Krebs ist der Inbegriff einer heimtückischen Krankheit, die existenzielle Ängste hervorrufen und reflexartig Assoziationen an den Tod provozieren kann. Jährlich sehen sich in der Schweiz gegen 35’000 Personen mit der Diagnose konfrontiert. Die Ohnmacht lässt viele Patienten verzweifeln. Und die meisten fragen sich: Warum hat es mich getroffen? Was habe ich falsch gemacht? Gläubige, die in religiösen Kategorien denken, haben Angst, die Krankheit könne eine Strafe Gottes oder eine Prüfung sein.
Studien zeigen, dass mehr als die Hälfte der Krebspatienten neben der medizinischen Therapie auch Heiler und Handaufleger konsultieren oder alternativmedizinische Angebote in Anspruch nehmen. Sie sind überzeugt, dass Krankheiten mit seelischen oder spirituellen Blockaden einhergehen. Deshalb machen sie der Schulmedizin den Vorwurf, bei ihrer Therapie nur die Symptome zu bekämpfen, nicht aber die Ursache der Krankheit.

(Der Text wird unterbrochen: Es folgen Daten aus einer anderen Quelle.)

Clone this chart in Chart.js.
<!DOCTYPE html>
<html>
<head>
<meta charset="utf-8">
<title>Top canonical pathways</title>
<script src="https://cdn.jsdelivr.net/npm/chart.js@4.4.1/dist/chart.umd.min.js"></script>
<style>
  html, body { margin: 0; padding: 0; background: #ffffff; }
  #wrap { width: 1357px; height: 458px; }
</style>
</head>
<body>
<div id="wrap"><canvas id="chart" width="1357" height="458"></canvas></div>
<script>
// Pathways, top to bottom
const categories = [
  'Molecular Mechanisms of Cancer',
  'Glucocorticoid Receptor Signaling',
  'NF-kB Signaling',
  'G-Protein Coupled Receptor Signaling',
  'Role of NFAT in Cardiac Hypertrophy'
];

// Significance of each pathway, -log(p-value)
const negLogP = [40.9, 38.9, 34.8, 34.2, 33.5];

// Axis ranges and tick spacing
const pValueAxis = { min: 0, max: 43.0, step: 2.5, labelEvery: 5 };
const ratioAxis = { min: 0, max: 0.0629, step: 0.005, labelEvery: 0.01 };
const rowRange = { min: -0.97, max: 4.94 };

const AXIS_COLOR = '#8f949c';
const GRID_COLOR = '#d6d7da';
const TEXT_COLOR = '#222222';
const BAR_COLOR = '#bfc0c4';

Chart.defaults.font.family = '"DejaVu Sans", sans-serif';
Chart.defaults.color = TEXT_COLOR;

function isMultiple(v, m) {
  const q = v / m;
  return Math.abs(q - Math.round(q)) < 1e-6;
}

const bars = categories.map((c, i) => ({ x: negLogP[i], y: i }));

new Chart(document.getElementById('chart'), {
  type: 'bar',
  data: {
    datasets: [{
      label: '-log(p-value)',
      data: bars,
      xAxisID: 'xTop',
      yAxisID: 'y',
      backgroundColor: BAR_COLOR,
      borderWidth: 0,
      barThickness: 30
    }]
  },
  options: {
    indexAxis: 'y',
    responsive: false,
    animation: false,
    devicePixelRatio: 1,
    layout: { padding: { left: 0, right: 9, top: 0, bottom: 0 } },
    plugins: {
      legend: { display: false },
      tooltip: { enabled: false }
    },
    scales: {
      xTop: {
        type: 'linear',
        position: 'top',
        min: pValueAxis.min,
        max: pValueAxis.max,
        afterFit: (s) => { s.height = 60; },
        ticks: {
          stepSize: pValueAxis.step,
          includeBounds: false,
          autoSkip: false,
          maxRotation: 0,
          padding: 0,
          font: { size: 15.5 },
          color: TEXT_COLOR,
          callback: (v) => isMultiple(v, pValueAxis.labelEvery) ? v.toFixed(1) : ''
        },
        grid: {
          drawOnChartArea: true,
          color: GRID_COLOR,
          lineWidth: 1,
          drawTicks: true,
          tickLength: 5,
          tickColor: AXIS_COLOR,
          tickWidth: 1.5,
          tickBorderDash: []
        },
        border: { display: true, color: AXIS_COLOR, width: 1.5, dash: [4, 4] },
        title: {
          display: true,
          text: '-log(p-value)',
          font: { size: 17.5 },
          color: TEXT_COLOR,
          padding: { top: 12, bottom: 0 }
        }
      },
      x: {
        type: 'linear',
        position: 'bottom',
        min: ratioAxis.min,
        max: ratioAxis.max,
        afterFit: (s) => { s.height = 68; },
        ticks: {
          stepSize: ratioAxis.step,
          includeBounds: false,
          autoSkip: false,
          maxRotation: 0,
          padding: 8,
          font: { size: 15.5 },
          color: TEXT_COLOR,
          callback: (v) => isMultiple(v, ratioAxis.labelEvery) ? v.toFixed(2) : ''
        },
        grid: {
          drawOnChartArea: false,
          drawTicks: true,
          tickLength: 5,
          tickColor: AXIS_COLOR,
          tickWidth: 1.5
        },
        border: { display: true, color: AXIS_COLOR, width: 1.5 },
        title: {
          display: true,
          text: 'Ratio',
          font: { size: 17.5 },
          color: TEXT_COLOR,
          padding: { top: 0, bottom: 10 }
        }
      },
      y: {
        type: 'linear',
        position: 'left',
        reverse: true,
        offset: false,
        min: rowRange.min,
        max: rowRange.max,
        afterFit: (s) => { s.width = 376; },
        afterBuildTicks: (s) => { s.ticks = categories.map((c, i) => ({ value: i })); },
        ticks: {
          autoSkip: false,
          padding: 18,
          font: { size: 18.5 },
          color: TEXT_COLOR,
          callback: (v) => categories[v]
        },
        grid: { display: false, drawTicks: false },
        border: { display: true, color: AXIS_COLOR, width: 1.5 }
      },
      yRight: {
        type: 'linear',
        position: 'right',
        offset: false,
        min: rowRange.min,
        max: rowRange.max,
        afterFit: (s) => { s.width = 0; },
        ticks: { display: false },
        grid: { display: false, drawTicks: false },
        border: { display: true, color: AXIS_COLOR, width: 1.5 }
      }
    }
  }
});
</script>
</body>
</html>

Ein Beispiel: Nächste Woche beginnt einer der weltweit bekanntesten Heiler, Deepak Chopra, eine 21-tägige Meditationsreihe. Dazu schreibt er, die Teilnehmer würden Wege entdecken, «wie du völlige Kontrolle über Körper und Geist gewinnen und jederzeit psychisch-physisches Wohlbefinden erreichen kannst». In der Ankündigung heisst es, Chopra verbinde wie kein anderer das Wissen des Westens mit der Weisheit des Ostens. «Als erfolgreicher Arzt stellte er fest, dass der westlichen Medizin die Seele fehlt. Daher machte er sich auf die Suche nach einer ganzheitlichen Medizin, die ihn bald in den Grenzbereich von Wissenschaft und Glauben führte, dem er sich bis heute mit Erfolg widmet.» Chopra habe über 75 Bücher geschrieben, die insgesamt 20 Millionen Mal verkauft worden seien.

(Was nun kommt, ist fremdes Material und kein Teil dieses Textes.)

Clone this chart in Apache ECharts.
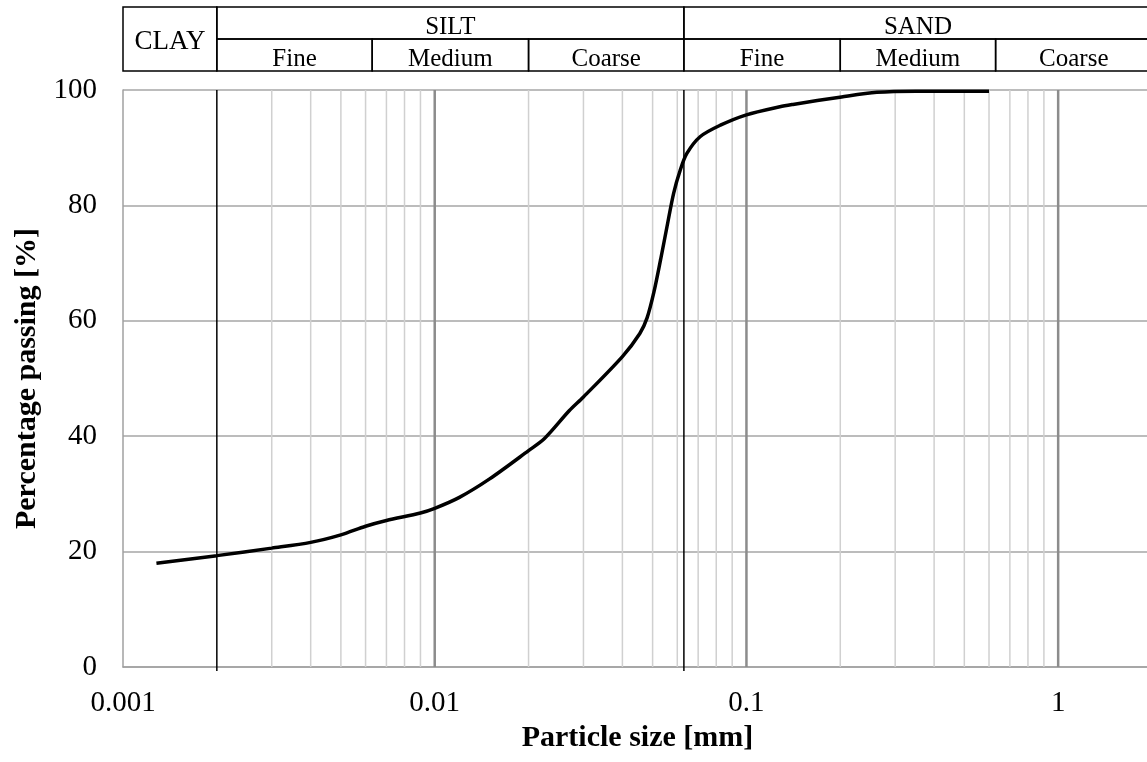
<!DOCTYPE html>
<html>
<head>
<meta charset="utf-8">
<script src="https://cdn.jsdelivr.net/npm/echarts@6/dist/echarts.min.js"></script>
<style>
  html, body { margin: 0; padding: 0; background: #ffffff; }
  #chart { width: 1147px; height: 762px; }
</style>
</head>
<body>
<div id="chart"></div>
<script>
// Grain size distribution (sieve + hydrometer)
const sizeMm = [0.00128, 0.002, 0.003, 0.004, 0.005, 0.006, 0.007, 0.009, 0.010, 0.012,
                0.015, 0.020, 0.0225, 0.027, 0.030, 0.040, 0.0455, 0.048, 0.0505, 0.053,
                0.0556, 0.0584, 0.0613, 0.0644, 0.071, 0.0825, 0.100, 0.128, 0.141, 0.202,
                0.262, 0.35, 0.60];
const passingPct = [18.0, 19.3, 20.6, 21.6, 22.9, 24.4, 25.4, 26.7, 27.5, 29.4,
                    32.6, 37.5, 39.6, 44.4, 46.8, 53.8, 57.8, 60.5, 65.0, 70.5,
                    76.3, 82.1, 86.1, 89.0, 91.9, 93.9, 95.7, 97.1, 97.5, 98.8,
                    99.6, 99.8, 99.8];

// Axis ticks
const xTickValues = [0.001, 0.01, 0.1, 1];
const xTickLabels = ['0.001', '0.01', '0.1', '1'];
const yTickValues = [0, 20, 40, 60, 80, 100];

// Soil classification bands (mm)
const classNames = ['CLAY', 'SILT', 'SAND'];
const classFrom  = [0.001, 0.002, 0.063];
const classTo    = [0.002, 0.063, 2];
const subNames = ['Fine', 'Medium', 'Coarse', 'Fine', 'Medium', 'Coarse'];
const subFrom  = [0.002, 0.0063, 0.02, 0.063, 0.2, 0.63];
const subTo    = [0.0063, 0.02, 0.063, 0.2, 0.63, 2];

const X_MIN = 0.001, X_MAX = 2;
const SERIF = '"Liberation Serif", "Times New Roman", serif';

// Header cells: [from, to, rowTop, rowBottom, label]
const headerCells = [];
classNames.forEach((name, i) => {
  const hasSub = subFrom.some((f, j) => f >= classFrom[i] && subTo[j] <= classTo[i]);
  headerCells.push([classFrom[i], classTo[i], 0, hasSub ? 1 : 2, name]);
});
subNames.forEach((name, j) => headerCells.push([subFrom[j], subTo[j], 1, 2, name]));

// Vertical grid lines of the log paper: 0 = minor, 1 = decade, 2 = class boundary
const boundaries = [classTo[0], classTo[1]];
const vLines = [];
xTickValues.forEach(dec => {
  for (let m = 2; m <= 9; m++) {
    const v = +(dec * m).toPrecision(3);
    if (v < X_MAX && !boundaries.includes(v)) vLines.push([v, 0]);
  }
  if (dec > X_MIN) vLines.push([dec, 1]);
});
boundaries.forEach(b => vLines.push([b, 2]));

const chart = echarts.init(document.getElementById('chart'), null, { renderer: 'canvas' });

const option = {
  backgroundColor: '#ffffff',
  animation: false,
  grid: [
    { left: 123, top: 90, width: 1029, bottom: 95, outerBoundsMode: 'none', containLabel: false },
    { left: 123, top: 7, width: 1029, height: 64, outerBoundsMode: 'none', containLabel: false }
  ],
  xAxis: [
    {
      type: 'log', logBase: 10, min: X_MIN, max: X_MAX, gridIndex: 0,
      name: 'Particle size [mm]', nameLocation: 'middle', nameGap: 51,
      nameTextStyle: { fontFamily: SERIF, fontSize: 30, fontWeight: 'bold', color: '#000' },
      axisLine: { show: true, lineStyle: { color: '#a0a0a0', width: 1.5 } },
      axisTick: { show: false },
      splitLine: { show: false },
      axisLabel: {
        margin: 22, fontFamily: SERIF, fontSize: 29, color: '#000', showMaxLabel: false,
        formatter: v => {
          const i = xTickValues.findIndex(t => Math.abs(Math.log10(v) - Math.log10(t)) < 1e-6);
          return i >= 0 ? xTickLabels[i] : '';
        }
      }
    },
    { type: 'log', logBase: 10, min: X_MIN, max: X_MAX, gridIndex: 1, show: false }
  ],
  yAxis: [
    {
      type: 'value', min: yTickValues[0], max: yTickValues[yTickValues.length - 1],
      interval: yTickValues[1] - yTickValues[0], gridIndex: 0,
      name: 'Percentage passing [%]', nameLocation: 'middle', nameGap: 80,
      nameTextStyle: { fontFamily: SERIF, fontSize: 30, fontWeight: 'bold', color: '#000' },
      axisLine: { show: true, lineStyle: { color: '#a0a0a0', width: 1.5 } },
      axisTick: { show: false },
      splitLine: { show: true, lineStyle: { color: '#a6a6a6', width: 1.5 } },
      axisLabel: { margin: 26, fontFamily: SERIF, fontSize: 29, color: '#000' }
    },
    { type: 'value', min: 0, max: 2, inverse: true, gridIndex: 1, show: false }
  ],
  series: [
    {
      // log-paper vertical lines
      type: 'custom', xAxisIndex: 0, yAxisIndex: 0, z: 1, silent: true,
      data: vLines,
      encode: { x: 0, y: 1 },
      renderItem: (params, api) => {
        const v = api.value(0), kind = api.value(1);
        const p0 = api.coord([v, 0]);
        const p1 = api.coord([v, 100]);
        const styles = [
          { stroke: '#d0d0d0', lineWidth: 1.5 },
          { stroke: '#8c8c8c', lineWidth: 2.5 },
          { stroke: '#000000', lineWidth: 1.5 }
        ];
        return {
          type: 'line',
          shape: { x1: p0[0], y1: p0[1] + (kind === 2 ? 4 : 0), x2: p1[0], y2: p1[1] },
          style: styles[kind]
        };
      }
    },
    {
      type: 'line', xAxisIndex: 0, yAxisIndex: 0, z: 5,
      data: sizeMm.map((d, i) => [d, passingPct[i]]),
      showSymbol: false, symbol: 'none',
      smooth: 0.3,
      lineStyle: { color: '#000000', width: 3.5 }
    },
    {
      // classification header table
      type: 'custom', xAxisIndex: 1, yAxisIndex: 1, silent: true, clip: false,
      data: headerCells,
      encode: { x: [0, 1], y: [2, 3] },
      renderItem: (params, api) => {
        const x0 = api.value(0), x1 = api.value(1), r0 = api.value(2), r1 = api.value(3);
        const label = headerCells[params.dataIndex][4];
        const a = api.coord([x0, r0]);
        const b = api.coord([x1, r1]);
        const big = (r1 - r0) > 1;
        return {
          type: 'group',
          children: [
            {
              type: 'rect',
              shape: { x: a[0], y: a[1], width: b[0] - a[0], height: b[1] - a[1] },
              style: { fill: 'none', stroke: '#000000', lineWidth: 1.5 }
            },
            {
              type: 'text',
              x: (a[0] + b[0]) / 2,
              y: (a[1] + b[1]) / 2 + (big ? 3 : 4),
              style: {
                text: label, fontFamily: SERIF, fontSize: big ? 27 : 25, fill: '#000',
                align: 'center', verticalAlign: 'middle'
              }
            }
          ]
        };
      }
    }
  ]
};

chart.setOption(option);
</script>
</body>
</html>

Patricia Göttersdorfer, Vorstandsmitglied der österreichischen Plattform für Psychoonkologie, verneinte in einem Bericht seelische Zusammenhänge bei Krebs: «Es gab und gibt ganz viele Studien, die zeigen, dass es keinen eindeutigen Zusammenhang zwischen Persönlichkeit und einer Krebserkrankung gibt.» Sie sage den Patienten, die Psyche sei nicht schuld, wenn sie an Krebs erkrankten. Menschen neigten dazu, ein Erklärungsmodell für ihre Erkrankung zu suchen. Ganz nach dem Motto: Es gibt doch einen Zusammenhang zwischen Seele und Krebs. «Und da muss man dann klar sagen: ‹Nein, es ist nicht so!›», erklärte Göttersdorfer.

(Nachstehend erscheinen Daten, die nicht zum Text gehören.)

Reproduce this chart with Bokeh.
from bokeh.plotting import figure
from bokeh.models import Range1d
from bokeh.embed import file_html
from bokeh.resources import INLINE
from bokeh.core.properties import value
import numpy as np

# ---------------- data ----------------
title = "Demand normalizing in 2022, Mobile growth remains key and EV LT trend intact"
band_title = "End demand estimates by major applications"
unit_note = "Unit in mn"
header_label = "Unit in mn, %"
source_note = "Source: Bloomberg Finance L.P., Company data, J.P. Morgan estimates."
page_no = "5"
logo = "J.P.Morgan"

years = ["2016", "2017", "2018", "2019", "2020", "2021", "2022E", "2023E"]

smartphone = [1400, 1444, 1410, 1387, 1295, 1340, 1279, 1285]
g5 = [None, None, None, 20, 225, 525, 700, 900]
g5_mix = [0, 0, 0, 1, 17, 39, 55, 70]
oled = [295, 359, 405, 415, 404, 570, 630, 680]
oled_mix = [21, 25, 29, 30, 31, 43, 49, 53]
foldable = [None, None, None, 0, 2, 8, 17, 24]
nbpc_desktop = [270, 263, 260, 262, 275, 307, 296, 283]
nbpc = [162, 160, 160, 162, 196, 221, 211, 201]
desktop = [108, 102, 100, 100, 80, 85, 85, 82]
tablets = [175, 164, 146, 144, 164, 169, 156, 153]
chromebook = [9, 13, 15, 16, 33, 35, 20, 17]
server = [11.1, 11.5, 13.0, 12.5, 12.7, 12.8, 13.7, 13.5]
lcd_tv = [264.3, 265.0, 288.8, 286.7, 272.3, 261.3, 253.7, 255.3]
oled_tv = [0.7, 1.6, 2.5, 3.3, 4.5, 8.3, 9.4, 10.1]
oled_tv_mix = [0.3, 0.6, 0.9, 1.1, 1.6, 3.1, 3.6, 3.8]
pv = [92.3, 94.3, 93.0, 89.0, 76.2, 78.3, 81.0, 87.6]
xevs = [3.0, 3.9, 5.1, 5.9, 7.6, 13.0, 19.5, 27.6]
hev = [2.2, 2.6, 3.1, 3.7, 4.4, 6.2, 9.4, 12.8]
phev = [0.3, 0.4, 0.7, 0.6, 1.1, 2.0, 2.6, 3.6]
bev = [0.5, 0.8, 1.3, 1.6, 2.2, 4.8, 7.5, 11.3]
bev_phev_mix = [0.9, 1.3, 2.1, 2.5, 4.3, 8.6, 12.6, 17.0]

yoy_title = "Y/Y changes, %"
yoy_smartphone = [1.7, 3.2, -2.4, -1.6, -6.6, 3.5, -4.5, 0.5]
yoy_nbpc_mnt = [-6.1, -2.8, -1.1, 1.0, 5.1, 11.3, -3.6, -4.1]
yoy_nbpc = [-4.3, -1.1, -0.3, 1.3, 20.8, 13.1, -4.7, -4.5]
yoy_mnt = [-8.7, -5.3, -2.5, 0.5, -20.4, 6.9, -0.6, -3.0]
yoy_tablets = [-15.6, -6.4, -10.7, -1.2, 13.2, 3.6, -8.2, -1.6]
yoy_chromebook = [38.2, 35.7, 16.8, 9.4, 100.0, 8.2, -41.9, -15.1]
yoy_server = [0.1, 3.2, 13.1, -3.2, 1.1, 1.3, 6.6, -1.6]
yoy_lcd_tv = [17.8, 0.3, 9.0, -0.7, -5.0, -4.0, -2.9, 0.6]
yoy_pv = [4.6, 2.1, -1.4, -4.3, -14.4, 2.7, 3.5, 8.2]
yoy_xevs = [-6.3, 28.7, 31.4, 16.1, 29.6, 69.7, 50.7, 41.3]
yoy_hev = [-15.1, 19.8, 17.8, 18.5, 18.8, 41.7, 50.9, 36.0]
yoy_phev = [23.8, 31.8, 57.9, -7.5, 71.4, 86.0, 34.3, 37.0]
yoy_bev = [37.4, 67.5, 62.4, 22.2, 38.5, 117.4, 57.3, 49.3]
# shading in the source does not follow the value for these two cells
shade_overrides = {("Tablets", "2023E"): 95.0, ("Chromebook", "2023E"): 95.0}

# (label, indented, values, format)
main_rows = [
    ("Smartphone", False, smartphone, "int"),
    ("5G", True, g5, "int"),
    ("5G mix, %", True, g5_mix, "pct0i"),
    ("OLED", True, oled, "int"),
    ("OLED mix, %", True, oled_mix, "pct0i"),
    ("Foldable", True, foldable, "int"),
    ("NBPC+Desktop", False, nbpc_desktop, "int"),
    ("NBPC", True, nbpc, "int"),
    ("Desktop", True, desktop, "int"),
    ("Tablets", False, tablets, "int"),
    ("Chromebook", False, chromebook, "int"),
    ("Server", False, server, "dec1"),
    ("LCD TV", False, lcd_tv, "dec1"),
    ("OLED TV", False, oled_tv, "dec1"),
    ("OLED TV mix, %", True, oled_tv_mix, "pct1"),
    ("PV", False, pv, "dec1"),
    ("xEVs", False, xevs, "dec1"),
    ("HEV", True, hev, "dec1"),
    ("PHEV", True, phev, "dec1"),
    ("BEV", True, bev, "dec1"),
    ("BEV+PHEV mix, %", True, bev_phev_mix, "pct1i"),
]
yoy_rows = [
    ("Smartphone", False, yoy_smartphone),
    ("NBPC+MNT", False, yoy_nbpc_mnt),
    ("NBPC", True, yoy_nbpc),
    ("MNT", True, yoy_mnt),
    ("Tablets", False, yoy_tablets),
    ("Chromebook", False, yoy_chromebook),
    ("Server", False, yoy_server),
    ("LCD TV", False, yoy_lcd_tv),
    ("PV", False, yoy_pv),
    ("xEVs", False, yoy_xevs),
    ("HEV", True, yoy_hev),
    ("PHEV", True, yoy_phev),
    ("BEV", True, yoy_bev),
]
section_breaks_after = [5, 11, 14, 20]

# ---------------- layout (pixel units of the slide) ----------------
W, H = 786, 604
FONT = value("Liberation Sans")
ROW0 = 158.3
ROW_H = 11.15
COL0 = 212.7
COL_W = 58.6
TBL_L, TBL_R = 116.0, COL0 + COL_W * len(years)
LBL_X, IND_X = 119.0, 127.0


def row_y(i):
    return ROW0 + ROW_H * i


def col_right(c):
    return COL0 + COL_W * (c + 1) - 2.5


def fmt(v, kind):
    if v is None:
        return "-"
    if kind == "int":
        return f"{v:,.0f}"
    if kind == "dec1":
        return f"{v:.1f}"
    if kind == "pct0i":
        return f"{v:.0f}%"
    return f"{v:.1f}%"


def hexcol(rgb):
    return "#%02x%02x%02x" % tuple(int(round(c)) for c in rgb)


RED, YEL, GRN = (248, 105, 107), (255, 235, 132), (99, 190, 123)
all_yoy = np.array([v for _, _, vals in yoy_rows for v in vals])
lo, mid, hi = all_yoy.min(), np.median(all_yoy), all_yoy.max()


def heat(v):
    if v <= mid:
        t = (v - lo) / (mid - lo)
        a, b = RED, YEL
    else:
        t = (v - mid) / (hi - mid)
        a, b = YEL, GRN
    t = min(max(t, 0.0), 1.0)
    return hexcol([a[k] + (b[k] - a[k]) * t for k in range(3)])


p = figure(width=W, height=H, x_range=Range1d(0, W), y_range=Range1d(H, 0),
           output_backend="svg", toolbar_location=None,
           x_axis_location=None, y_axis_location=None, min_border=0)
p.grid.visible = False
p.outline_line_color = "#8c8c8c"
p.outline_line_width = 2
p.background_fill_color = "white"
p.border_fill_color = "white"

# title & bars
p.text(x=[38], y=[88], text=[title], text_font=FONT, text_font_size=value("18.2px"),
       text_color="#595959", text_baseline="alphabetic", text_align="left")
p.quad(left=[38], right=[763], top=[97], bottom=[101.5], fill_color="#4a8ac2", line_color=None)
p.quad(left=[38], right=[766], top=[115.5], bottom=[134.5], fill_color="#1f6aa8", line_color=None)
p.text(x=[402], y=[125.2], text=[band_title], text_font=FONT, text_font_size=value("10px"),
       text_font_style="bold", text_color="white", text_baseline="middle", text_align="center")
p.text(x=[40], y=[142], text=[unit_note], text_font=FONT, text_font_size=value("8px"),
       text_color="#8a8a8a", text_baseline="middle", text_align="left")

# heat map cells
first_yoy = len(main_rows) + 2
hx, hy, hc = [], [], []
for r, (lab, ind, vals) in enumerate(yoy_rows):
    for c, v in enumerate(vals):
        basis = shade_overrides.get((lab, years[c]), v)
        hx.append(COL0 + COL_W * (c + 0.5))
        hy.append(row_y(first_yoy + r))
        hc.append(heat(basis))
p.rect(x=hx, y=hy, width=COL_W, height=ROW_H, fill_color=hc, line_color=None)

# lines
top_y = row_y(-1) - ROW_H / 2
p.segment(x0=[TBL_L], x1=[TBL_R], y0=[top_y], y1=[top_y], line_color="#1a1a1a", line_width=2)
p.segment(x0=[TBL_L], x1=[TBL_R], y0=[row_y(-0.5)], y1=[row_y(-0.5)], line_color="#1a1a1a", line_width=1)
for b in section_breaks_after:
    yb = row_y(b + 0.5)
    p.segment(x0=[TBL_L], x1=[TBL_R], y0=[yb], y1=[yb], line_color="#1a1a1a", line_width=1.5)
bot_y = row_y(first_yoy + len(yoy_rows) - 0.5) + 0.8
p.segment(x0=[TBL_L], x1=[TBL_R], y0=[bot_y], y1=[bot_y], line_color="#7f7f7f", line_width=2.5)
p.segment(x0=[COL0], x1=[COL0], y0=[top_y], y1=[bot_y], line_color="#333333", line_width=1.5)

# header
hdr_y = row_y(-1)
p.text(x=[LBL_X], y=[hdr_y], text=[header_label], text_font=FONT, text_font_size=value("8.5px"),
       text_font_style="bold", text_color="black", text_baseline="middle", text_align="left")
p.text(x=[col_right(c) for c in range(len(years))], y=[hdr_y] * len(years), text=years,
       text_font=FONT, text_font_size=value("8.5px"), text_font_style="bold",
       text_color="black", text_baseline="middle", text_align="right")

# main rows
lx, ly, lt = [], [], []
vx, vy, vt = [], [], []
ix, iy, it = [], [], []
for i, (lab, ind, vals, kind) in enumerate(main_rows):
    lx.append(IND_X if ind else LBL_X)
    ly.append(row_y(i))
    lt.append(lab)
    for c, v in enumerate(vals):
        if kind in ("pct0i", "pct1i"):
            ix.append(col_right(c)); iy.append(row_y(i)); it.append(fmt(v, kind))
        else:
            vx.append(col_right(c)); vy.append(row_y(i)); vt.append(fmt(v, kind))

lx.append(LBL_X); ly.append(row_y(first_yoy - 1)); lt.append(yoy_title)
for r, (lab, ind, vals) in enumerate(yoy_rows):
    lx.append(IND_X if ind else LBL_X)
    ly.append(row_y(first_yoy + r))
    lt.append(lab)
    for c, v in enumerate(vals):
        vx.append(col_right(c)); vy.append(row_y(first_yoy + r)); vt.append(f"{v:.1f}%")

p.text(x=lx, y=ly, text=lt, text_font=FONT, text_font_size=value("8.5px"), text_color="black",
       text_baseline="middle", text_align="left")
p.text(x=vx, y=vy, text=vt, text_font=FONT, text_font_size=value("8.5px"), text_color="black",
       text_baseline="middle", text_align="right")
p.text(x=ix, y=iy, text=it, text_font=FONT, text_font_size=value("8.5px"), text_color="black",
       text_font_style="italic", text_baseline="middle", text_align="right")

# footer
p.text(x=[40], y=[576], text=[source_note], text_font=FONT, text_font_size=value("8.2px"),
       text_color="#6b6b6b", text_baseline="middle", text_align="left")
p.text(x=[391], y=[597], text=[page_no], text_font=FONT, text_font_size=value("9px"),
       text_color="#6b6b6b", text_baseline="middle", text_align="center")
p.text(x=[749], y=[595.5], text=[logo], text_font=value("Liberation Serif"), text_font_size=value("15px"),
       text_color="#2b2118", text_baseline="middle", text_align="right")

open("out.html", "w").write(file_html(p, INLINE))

Die Suche nach einer Erklärung für die Krankheit öffne Tür und Tor für abstruse Behandlungsmethoden, sagte die Psychotherapeutin. «Alles, was wir uns nicht erklären können, macht uns extrem hilflos. Das ist auch der Grund, warum Wunderheiler und Esoterikpraktiken so boomen oder warum Menschen immer wieder in Heilversprechungen flüchten und manchmal sogar sehr weite Reisen – wie etwa nach Lourdes – auf sich nehmen, um genau dieses Bedürfnis nach dem Sinn hinter der Krankheit zu befriedigen.»
Wenn Menschen mit ihren Gedanken allein gelassen würden, kämen sie oft auf unmögliche Zusammenhänge. Sie glaubten beispielsweise, dass Brustkrebs durch eine schlechte Ehe verursacht worden oder der Tumor durch eine schlechte Vaterbeziehung entstanden sei.
Die Erfahrung zeige aber, dass mithilfe von guten Gesprächen die Krebserkrankung für die Patienten erträglicher und klarer werde. Und dass sie besser mit den Folgen umgehen könnten.
Fazit: Seriöse Hilfsangebote können zwar nicht mit spektakulären Heilversprechen aufwarten, dafür den Patienten diffuse Ängste nehmen.